Hal tersebut disampaikan Khofifah saat memberikan arahan sekaligus membuka Musyawarah Kerja 2017 KOWANI di gedung Lemhanas, Jakarta, Rabu (9/8/2017).
"Mari kita panggil kembali memori kita pada saat Kongres Perempoean Indonesia II tahun 1935 di Jakarta dimana saat itu lahir keputusan penting bahwa kewajiban utama wanita Indonesia adalah menjadi 'Ibu Bangsa' yang berarti berusaha menumbuhkan generasi baru yang lebih sadar akan kebangsaannya," katanya.
Harus diakui, lanjutnya, tantangan ibu puluhan tahun lalu sangat berbeda dengan hari ini. Penetrasi gawai, pengaruh media sosial dan beragam aplikasi pesan pribadi yang mengarah pada radikalisme dan intoleransi, kekerasan, main hakim sendiri serta pengaruh narkoba pada anak muda saat ini telah mengubah konstruksi berpikir anak-anak hari ini," tuturnya
Pengaruh tersebut, lanjutnya, turut menggeser perilaku dan pola tindak anak-anak, penghormatan kepada orangtua dan penghormatan kepada guru bahkan kecintaan kepada bangsa dan negara.

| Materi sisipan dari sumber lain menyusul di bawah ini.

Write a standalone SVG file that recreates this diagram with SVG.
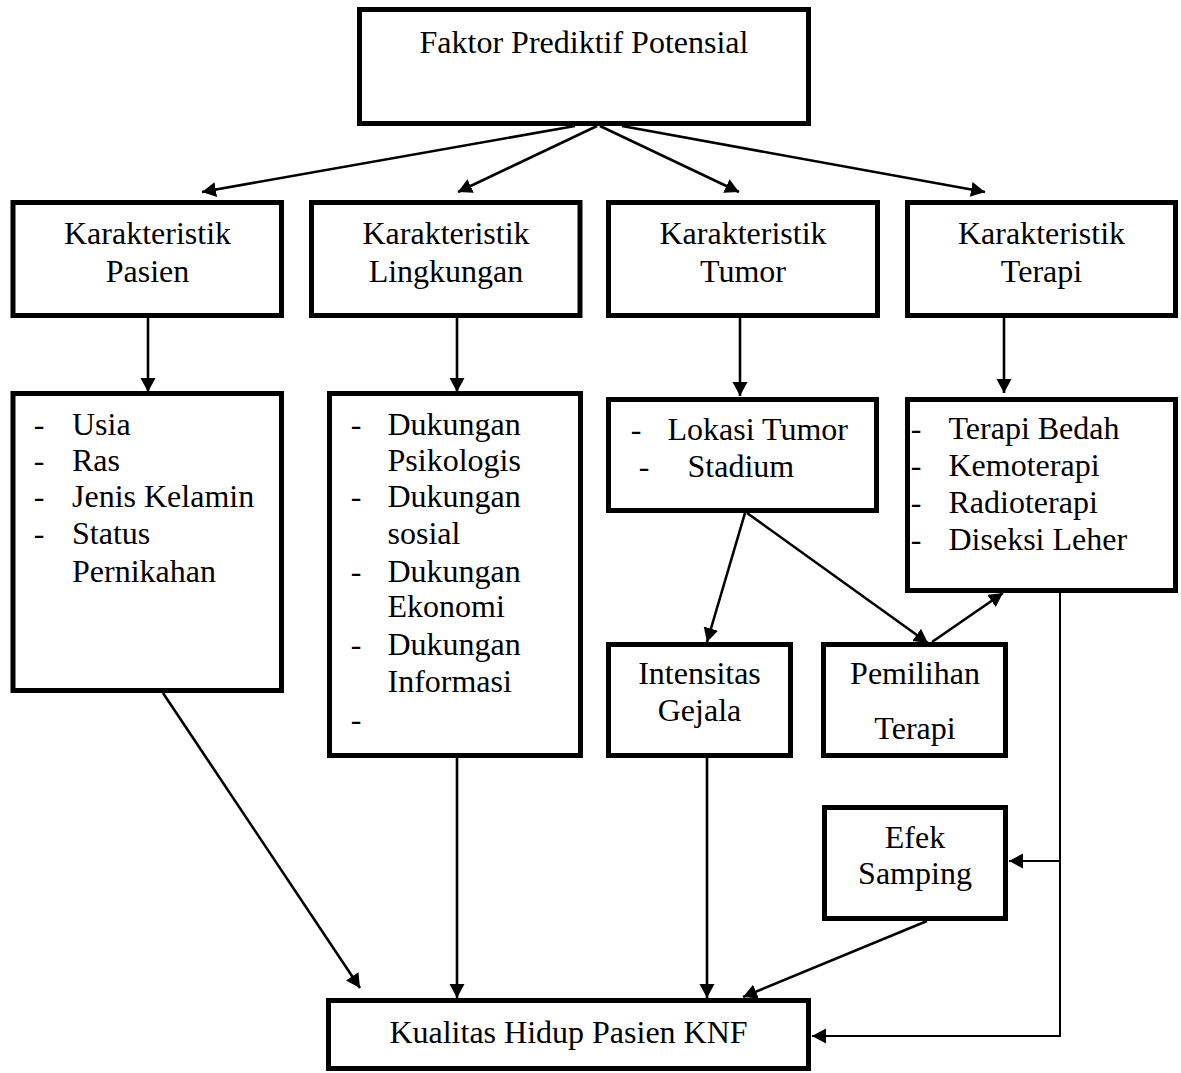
<svg xmlns="http://www.w3.org/2000/svg" width="1181" height="1073" viewBox="0 0 1181 1073">
<defs>
<style>
.box{fill:#fff;stroke:#000;stroke-width:5}
.t{font-family:"Liberation Serif","Times New Roman",serif;font-size:32px;fill:#000}
.c{text-anchor:middle}
.ln{fill:none;stroke:#000;stroke-width:2.6}
.thin{fill:none;stroke:#000;stroke-width:2}
</style>
<marker id="ah" markerUnits="userSpaceOnUse" markerWidth="16" markerHeight="16" refX="14" refY="7.5" orient="auto">
<path d="M0,0 L14,7.5 L0,15 z" fill="#000"/>
</marker>
</defs>
<rect width="1181" height="1073" fill="#fff"/>

<g id="connectors">
<line class="ln" x1="575" y1="126" x2="202" y2="192" marker-end="url(#ah)"/>
<line class="ln" x1="597" y1="126" x2="458" y2="192" marker-end="url(#ah)"/>
<line class="ln" x1="600" y1="126" x2="739" y2="192" marker-end="url(#ah)"/>
<line class="ln" x1="622" y1="126" x2="985" y2="192" marker-end="url(#ah)"/>
<line class="ln" x1="148" y1="318" x2="148" y2="392" marker-end="url(#ah)"/>
<line class="ln" x1="457" y1="318" x2="457" y2="392" marker-end="url(#ah)"/>
<line class="ln" x1="740" y1="318" x2="740" y2="396" marker-end="url(#ah)"/>
<line class="ln" x1="1004" y1="318" x2="1004" y2="393" marker-end="url(#ah)"/>
<line class="ln" x1="163" y1="693" x2="360" y2="988" marker-end="url(#ah)"/>
<line class="ln" x1="457" y1="758" x2="457" y2="998" marker-end="url(#ah)"/>
<line class="ln" x1="745" y1="513" x2="707" y2="642" marker-end="url(#ah)"/>
<line class="ln" x1="747" y1="513" x2="928" y2="643" marker-end="url(#ah)"/>
<line class="ln" x1="932" y1="642" x2="1003" y2="593" marker-end="url(#ah)"/>
<line class="ln" x1="707" y1="758" x2="707" y2="998" marker-end="url(#ah)"/>
<line class="ln" x1="927" y1="921" x2="743" y2="997" marker-end="url(#ah)"/>
<polyline class="thin" points="1060,593 1060,1036 812,1036" marker-end="url(#ah)"/>
<line class="thin" x1="1060" y1="861" x2="1009" y2="861" marker-end="url(#ah)"/>
</g>

<g id="faktor">
<rect class="box" x="359.5" y="9.5" width="449" height="114"/>
<text class="t c" x="584" y="53">Faktor Prediktif Potensial</text>
</g>

<g id="k-pasien">
<rect class="box" x="13" y="202.5" width="268.5" height="113"/>
<text class="t c" x="147.5" y="244">Karakteristik</text>
<text class="t c" x="147.5" y="282">Pasien</text>
</g>
<g id="k-lingkungan">
<rect class="box" x="311.5" y="202.5" width="268.5" height="113"/>
<text class="t c" x="446" y="244">Karakteristik</text>
<text class="t c" x="446" y="282">Lingkungan</text>
</g>
<g id="k-tumor">
<rect class="box" x="608.5" y="202.5" width="269" height="113"/>
<text class="t c" x="743" y="244">Karakteristik</text>
<text class="t c" x="743" y="282">Tumor</text>
</g>
<g id="k-terapi">
<rect class="box" x="907.5" y="202.5" width="268" height="113"/>
<text class="t c" x="1041.5" y="244">Karakteristik</text>
<text class="t c" x="1041.5" y="282">Terapi</text>
</g>

<g id="list-pasien">
<rect class="box" x="13" y="393.5" width="268.5" height="297"/>
<text class="t" x="33.7" y="435">-</text><text class="t" x="72" y="435">Usia</text>
<text class="t" x="33.7" y="471">-</text><text class="t" x="72" y="471">Ras</text>
<text class="t" x="33.7" y="507">-</text><text class="t" x="72" y="507">Jenis Kelamin</text>
<text class="t" x="33.7" y="544">-</text><text class="t" x="72" y="544">Status</text>
<text class="t" x="72" y="582">Pernikahan</text>
</g>

<g id="list-lingkungan">
<rect class="box" x="329.5" y="393.5" width="251" height="362"/>
<text class="t" x="350.7" y="435">-</text><text class="t" x="387.5" y="435">Dukungan</text>
<text class="t" x="387.5" y="471">Psikologis</text>
<text class="t" x="350.7" y="507">-</text><text class="t" x="387.5" y="507">Dukungan</text>
<text class="t" x="387.5" y="544">sosial</text>
<text class="t" x="350.7" y="582">-</text><text class="t" x="387.5" y="582">Dukungan</text>
<text class="t" x="387.5" y="617">Ekonomi</text>
<text class="t" x="350.7" y="655">-</text><text class="t" x="387.5" y="655">Dukungan</text>
<text class="t" x="387.5" y="692">Informasi</text>
<text class="t" x="350.7" y="730">-</text>
</g>

<g id="list-tumor">
<rect class="box" x="608.5" y="399.5" width="268" height="111"/>
<text class="t" x="630.7" y="440">-</text><text class="t" x="667.5" y="440">Lokasi Tumor</text>
<text class="t" x="638.7" y="477">-</text><text class="t" x="687.5" y="477">Stadium</text>
</g>

<g id="list-terapi">
<rect class="box" x="907.5" y="399.5" width="268" height="191"/>
<text class="t" x="910.7" y="439">-</text><text class="t" x="948.5" y="439">Terapi Bedah</text>
<text class="t" x="910.7" y="476">-</text><text class="t" x="948.5" y="476">Kemoterapi</text>
<text class="t" x="910.7" y="513">-</text><text class="t" x="948.5" y="513">Radioterapi</text>
<text class="t" x="910.7" y="550">-</text><text class="t" x="948.5" y="550">Diseksi Leher</text>
</g>

<g id="intensitas">
<rect class="box" x="608.5" y="644.5" width="182" height="111"/>
<text class="t c" x="699.5" y="684">Intensitas</text>
<text class="t c" x="699.5" y="721">Gejala</text>
</g>

<g id="pemilihan">
<rect class="box" x="823.5" y="644.5" width="182" height="111"/>
<text class="t c" x="915" y="684">Pemilihan</text>
<text class="t c" x="915" y="739">Terapi</text>
</g>

<g id="efek">
<rect class="box" x="824.5" y="807.5" width="181" height="111"/>
<text class="t c" x="915" y="848">Efek</text>
<text class="t c" x="915" y="884">Samping</text>
</g>

<g id="kualitas">
<rect class="box" x="328.5" y="1000.5" width="480" height="68"/>
<text class="t c" x="568.5" y="1043">Kualitas Hidup Pasien KNF</text>
</g>
</svg>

"Inilah saatnya menyerukan kepada semua perempuan Indonesia bahwa sebagai Ibu Bangsa kita mengemban tugas mendidik dan membimbing anak-anak bangsa terhadap pentingnya menjaga persatuan, kesatuan dan persaudaraan. Tentang nilai keberagaman, kebangsaan, toleransi serta membangun persaudaraan intern dan antar umat beragama dengan baik ," tuturnya.
KOWANI, lanjutnya, memiliki kekuatan sejarah terhadap pemikiran strategis perempuan sebagai ibu bangsa. Maka pada momentum strategis Musyawarah Kerja KOWANI di bulang Agustus ini saya berharap ada revitalisasi peran strategis ibu bangsa dilakukan secara serius dan berkelanjutan.
Kepada anak-anak, lanjut Mensos, harus ditanamkan pemahaman bahwa Indonesia lahir dari beragam suku bangsa, agama, ras, dan kebudayaan yang diikat oleh ideologi Pancasila.
"Di sekolah mungkin hal ini diajarkan namun orang tua tidak boleh menyerahkan sepenuhnya pendidikan anak kepada guru. Sekolah mungkin mencetak anak menjadi pintar, namun di keluarga mereka mendapatkan pendidikan budi pekerti, pendidikan kebangsaan dan jati diri bangsa," terangnya.
Ketika sebuah keluarga memiliki pondasi keberagaman, kebangsaan sekaligus keagamaan yang kuat, diharapkan akan meneguhkan rasa nasionalisme dan kecintaannya kepada Indonesia.
"Sehingga muncul kesadaran untuk rela berkorban, merawat, memelihara dan melindungi bangsa ini dari segala bahaya yang mengancam," katanya.
Selain peran ibu, Mensos mengatakan peran bapak juga sangat penting. Anak-anak harus mendapatkan bimbingan dan kasih sayang kedua irang tuanya. Ibu dan bapaknya. Jangan sampai anak merasa adanya ayah sama dengan tidak adanya karena minimnya makna kehadiran dan peran sang ayah. Kedua orang tua punya kewajiban mengajarkan kepada anak-anak perihal sopan santun, menanamkan akhlak yang baik dan dan pribadi yang berkarakter.
"Mari jadikan ini sebuah ikhtiar bersama, upaya kolektif sebagai wujud nyata kecintaan kita pada NKRI," tutup Mensos.